Jok Richard Church (November 28, 1949 – April 29, 2016) was an American cartoonist who created the Universal Press Syndicate syndicated comic strip You Can with Beakman and Jax, later adapted into the TV series Beakman's World. The series premiered September 18, 1992, on The Learning Channel (TLC) cable network and in national syndication (225 stations, a freshman year record). On September 18, 1993, it moved from national syndication to CBS Saturday morning children's lineup. At the peak of its popularity, it was seen in nearly 90 countries around the world.

He created his comic strip You Can with Beakman & Jax in 1991 for his local newspaper in Marin County, California—inspired by a stint answering kids' letters for Lucasfilm. It was the first-ever syndicated newspaper comic drawn and distributed by computer, a Macintosh SE using Adobe Illustrator 88. The comic strip does not answer readers' questions directly; it gives directions for creating an experiment for one to discover the answer independently.

His weekly newspaper feature was posted to his Twitter mini-blog page the week after newspapers had published it.

Jok Church died in San Francisco from a heart attack on April 29, 2016.

== Early life and career ==
Jok Church was born in Akron, Ohio raised in Akron and Munroe Falls, Ohio and attended high school in Stow, Ohio.

After running away from home, Church hitchhiked to San Francisco, California and began working in what was then called "underground" radio with news director careers at KTIM, San Rafael; KERS and KZAP, Sacramento.

As a co-founder and resident at Damian House Gay Men's Collective in Sacramento, Church came out as a gay man on the air on KZAP in 1970. He and his late partner Adam Kazimir Ciesielski were together for 34 years. Church was also the webmaster for environmental artist Christo, whom he met in 1976 during the installation of "Running Fence."

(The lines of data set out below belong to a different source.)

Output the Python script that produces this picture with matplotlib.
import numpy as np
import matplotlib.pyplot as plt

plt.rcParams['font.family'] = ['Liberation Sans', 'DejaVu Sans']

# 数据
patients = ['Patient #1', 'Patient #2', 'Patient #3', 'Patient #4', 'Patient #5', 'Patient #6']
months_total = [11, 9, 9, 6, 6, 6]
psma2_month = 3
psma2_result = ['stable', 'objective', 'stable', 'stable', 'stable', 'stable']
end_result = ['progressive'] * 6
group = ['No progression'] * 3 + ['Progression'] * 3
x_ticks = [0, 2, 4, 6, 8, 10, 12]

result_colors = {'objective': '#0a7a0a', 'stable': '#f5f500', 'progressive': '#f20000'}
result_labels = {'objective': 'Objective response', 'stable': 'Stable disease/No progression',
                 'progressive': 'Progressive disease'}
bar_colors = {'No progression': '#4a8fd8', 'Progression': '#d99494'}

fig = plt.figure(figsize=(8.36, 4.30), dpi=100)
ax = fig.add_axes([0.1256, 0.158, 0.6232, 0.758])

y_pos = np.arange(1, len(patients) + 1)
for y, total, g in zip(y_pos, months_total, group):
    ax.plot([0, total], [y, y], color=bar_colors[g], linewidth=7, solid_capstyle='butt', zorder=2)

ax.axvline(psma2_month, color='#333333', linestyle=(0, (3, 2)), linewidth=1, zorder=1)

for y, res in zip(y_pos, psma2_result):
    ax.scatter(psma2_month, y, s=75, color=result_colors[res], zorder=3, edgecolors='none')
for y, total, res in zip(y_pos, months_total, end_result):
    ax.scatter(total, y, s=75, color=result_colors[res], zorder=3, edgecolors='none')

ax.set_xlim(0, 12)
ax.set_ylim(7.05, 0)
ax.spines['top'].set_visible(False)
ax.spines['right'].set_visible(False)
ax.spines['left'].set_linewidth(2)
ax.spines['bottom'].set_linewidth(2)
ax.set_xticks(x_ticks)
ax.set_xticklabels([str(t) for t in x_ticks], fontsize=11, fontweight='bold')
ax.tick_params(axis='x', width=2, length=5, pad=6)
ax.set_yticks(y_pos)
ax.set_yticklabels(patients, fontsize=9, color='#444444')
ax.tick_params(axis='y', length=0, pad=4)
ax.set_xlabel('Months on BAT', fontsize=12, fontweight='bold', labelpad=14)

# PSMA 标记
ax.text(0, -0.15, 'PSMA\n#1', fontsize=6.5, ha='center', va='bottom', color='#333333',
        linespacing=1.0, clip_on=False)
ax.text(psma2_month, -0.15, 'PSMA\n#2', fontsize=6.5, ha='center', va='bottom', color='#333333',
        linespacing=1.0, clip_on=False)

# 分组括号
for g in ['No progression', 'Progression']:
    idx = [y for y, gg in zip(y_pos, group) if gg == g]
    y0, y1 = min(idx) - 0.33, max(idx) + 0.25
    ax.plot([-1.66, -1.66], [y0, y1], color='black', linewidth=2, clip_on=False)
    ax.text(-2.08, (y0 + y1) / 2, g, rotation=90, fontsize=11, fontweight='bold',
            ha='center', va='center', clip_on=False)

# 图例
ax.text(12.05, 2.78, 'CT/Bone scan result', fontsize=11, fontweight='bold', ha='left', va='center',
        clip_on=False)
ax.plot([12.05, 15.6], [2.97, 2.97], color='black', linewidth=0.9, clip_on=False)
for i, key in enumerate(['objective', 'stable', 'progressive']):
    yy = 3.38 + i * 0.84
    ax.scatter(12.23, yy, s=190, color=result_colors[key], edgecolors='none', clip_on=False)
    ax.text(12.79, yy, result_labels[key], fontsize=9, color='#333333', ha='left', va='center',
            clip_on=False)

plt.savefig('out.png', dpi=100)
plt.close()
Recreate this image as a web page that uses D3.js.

== 1979 March on Washington recording ==
Jok attended the National March on Washington for Lesbian and Gay Rights with Adam Ciesielski on October 14, 1979. Together, they recorded a documentary vinyl LP of the main speeches at the event. The recording includes the voices of Robin Tyler, Steve Ault, Tom Robinson, Lucia Valeska, Allen Ginsberg, Arlie Scott, Richard Ashworth, Florynce Kennedy, Charles Law, Mary Watkins & Company, Kate Millett, the Reverend Troy Perry, and people on the Gay Freedom Train. Adam Ciesielski is credited for the photos. The record was released by Magnus Records of Sacramento, California in association with Alternate Publishing. Houston LGBT History holds an online recording of the record.

== TED talk ==
Jok attended the TED conference in Monterey, California, on March 7–10, 2007 and gave a short talk entitled "A circle of caring". At the time of his death, the talk had been translated into 41 languages and viewed 649,716 times. The talk was about two incidents from his personal life that had to do with creating and holding safe spaces for those in need.

Church's death was noted in the TED Blog on May 1, 2016.